SHORT PROBLEM
Without the pictures, return all of the material exactly as written.

DATA LINES
☆ ☆ ☆ ☆ ☆ ☆ ☆
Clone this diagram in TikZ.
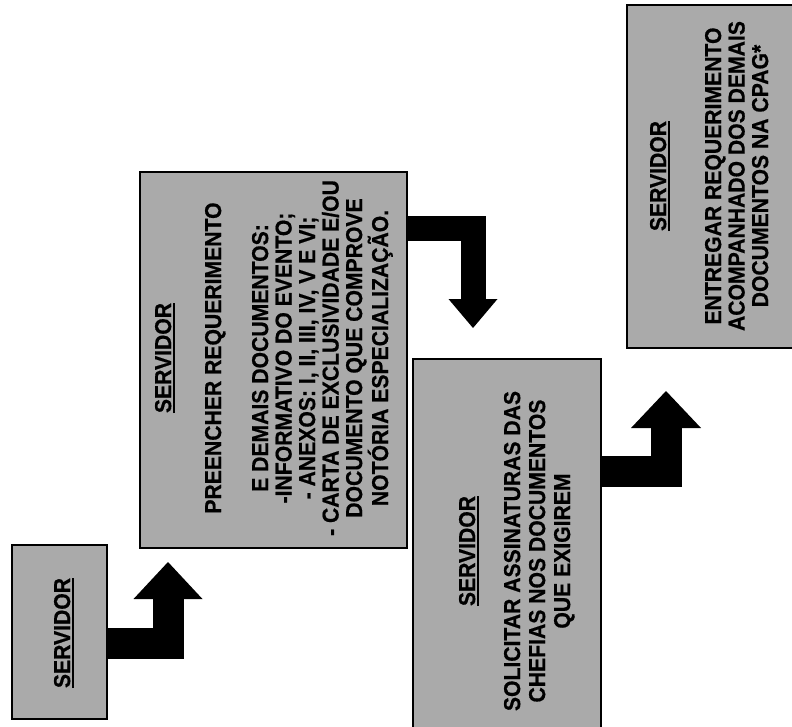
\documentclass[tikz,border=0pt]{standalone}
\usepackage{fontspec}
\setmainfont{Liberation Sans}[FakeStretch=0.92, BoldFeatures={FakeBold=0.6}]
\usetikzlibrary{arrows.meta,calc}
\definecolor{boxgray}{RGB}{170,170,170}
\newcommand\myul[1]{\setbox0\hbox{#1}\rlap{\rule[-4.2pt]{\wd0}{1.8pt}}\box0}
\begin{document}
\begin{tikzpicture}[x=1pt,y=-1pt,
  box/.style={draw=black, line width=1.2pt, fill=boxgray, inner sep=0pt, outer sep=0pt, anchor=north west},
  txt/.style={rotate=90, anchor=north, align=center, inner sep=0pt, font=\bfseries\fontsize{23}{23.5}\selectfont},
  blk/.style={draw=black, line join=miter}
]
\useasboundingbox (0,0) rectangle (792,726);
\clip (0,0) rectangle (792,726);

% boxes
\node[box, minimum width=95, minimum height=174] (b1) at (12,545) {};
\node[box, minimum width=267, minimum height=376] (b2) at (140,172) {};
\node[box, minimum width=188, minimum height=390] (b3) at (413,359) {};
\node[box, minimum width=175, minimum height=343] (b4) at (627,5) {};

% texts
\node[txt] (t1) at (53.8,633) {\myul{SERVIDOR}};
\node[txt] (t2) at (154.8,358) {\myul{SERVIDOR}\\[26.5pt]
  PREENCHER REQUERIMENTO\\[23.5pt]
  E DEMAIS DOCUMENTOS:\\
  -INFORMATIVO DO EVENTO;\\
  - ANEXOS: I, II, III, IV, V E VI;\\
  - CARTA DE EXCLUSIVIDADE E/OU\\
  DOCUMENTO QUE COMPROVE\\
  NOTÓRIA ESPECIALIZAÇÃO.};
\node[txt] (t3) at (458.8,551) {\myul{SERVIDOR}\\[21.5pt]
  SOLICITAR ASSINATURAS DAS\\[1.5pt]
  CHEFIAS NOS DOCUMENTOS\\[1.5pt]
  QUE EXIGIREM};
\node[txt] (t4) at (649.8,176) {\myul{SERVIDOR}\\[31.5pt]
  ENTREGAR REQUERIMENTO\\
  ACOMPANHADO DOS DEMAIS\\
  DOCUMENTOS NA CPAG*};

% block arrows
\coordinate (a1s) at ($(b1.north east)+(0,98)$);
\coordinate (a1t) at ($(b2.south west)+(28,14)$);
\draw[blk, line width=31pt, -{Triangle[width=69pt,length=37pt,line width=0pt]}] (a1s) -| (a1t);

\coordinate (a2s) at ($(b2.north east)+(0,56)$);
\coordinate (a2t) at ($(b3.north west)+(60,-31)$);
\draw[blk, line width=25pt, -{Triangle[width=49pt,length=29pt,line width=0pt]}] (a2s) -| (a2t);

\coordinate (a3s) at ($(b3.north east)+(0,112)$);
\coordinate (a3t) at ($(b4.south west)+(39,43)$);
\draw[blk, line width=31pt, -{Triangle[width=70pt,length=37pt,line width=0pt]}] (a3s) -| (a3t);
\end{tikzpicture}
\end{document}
☆ ☆ ☆ ☆ ☆ ☆ ☆
ANSWER TO THE EXERCISE
Clone this diagram in TikZ.
\documentclass[tikz,border=0pt]{standalone}
\usepackage{fontspec}
\setmainfont{Liberation Sans}[FakeStretch=0.92, BoldFeatures={FakeBold=0.6}]
\usetikzlibrary{arrows.meta,calc}
\definecolor{boxgray}{RGB}{170,170,170}
\newcommand\myul[1]{\setbox0\hbox{#1}\rlap{\rule[-4.2pt]{\wd0}{1.8pt}}\box0}
\begin{document}
\begin{tikzpicture}[x=1pt,y=-1pt,
  box/.style={draw=black, line width=1.2pt, fill=boxgray, inner sep=0pt, outer sep=0pt, anchor=north west},
  txt/.style={rotate=90, anchor=north, align=center, inner sep=0pt, font=\bfseries\fontsize{23}{23.5}\selectfont},
  blk/.style={draw=black, line join=miter}
]
\useasboundingbox (0,0) rectangle (792,726);
\clip (0,0) rectangle (792,726);

% boxes
\node[box, minimum width=95, minimum height=174] (b1) at (12,545) {};
\node[box, minimum width=267, minimum height=376] (b2) at (140,172) {};
\node[box, minimum width=188, minimum height=390] (b3) at (413,359) {};
\node[box, minimum width=175, minimum height=343] (b4) at (627,5) {};

% texts
\node[txt] (t1) at (53.8,633) {\myul{SERVIDOR}};
\node[txt] (t2) at (154.8,358) {\myul{SERVIDOR}\\[26.5pt]
  PREENCHER REQUERIMENTO\\[23.5pt]
  E DEMAIS DOCUMENTOS:\\
  -INFORMATIVO DO EVENTO;\\
  - ANEXOS: I, II, III, IV, V E VI;\\
  - CARTA DE EXCLUSIVIDADE E/OU\\
  DOCUMENTO QUE COMPROVE\\
  NOTÓRIA ESPECIALIZAÇÃO.};
\node[txt] (t3) at (458.8,551) {\myul{SERVIDOR}\\[21.5pt]
  SOLICITAR ASSINATURAS DAS\\[1.5pt]
  CHEFIAS NOS DOCUMENTOS\\[1.5pt]
  QUE EXIGIREM};
\node[txt] (t4) at (649.8,176) {\myul{SERVIDOR}\\[31.5pt]
  ENTREGAR REQUERIMENTO\\
  ACOMPANHADO DOS DEMAIS\\
  DOCUMENTOS NA CPAG*};

% block arrows
\coordinate (a1s) at ($(b1.north east)+(0,98)$);
\coordinate (a1t) at ($(b2.south west)+(28,14)$);
\draw[blk, line width=31pt, -{Triangle[width=69pt,length=37pt,line width=0pt]}] (a1s) -| (a1t);

\coordinate (a2s) at ($(b2.north east)+(0,56)$);
\coordinate (a2t) at ($(b3.north west)+(60,-31)$);
\draw[blk, line width=25pt, -{Triangle[width=49pt,length=29pt,line width=0pt]}] (a2s) -| (a2t);

\coordinate (a3s) at ($(b3.north east)+(0,112)$);
\coordinate (a3t) at ($(b4.south west)+(39,43)$);
\draw[blk, line width=31pt, -{Triangle[width=70pt,length=37pt,line width=0pt]}] (a3s) -| (a3t);
\end{tikzpicture}
\end{document}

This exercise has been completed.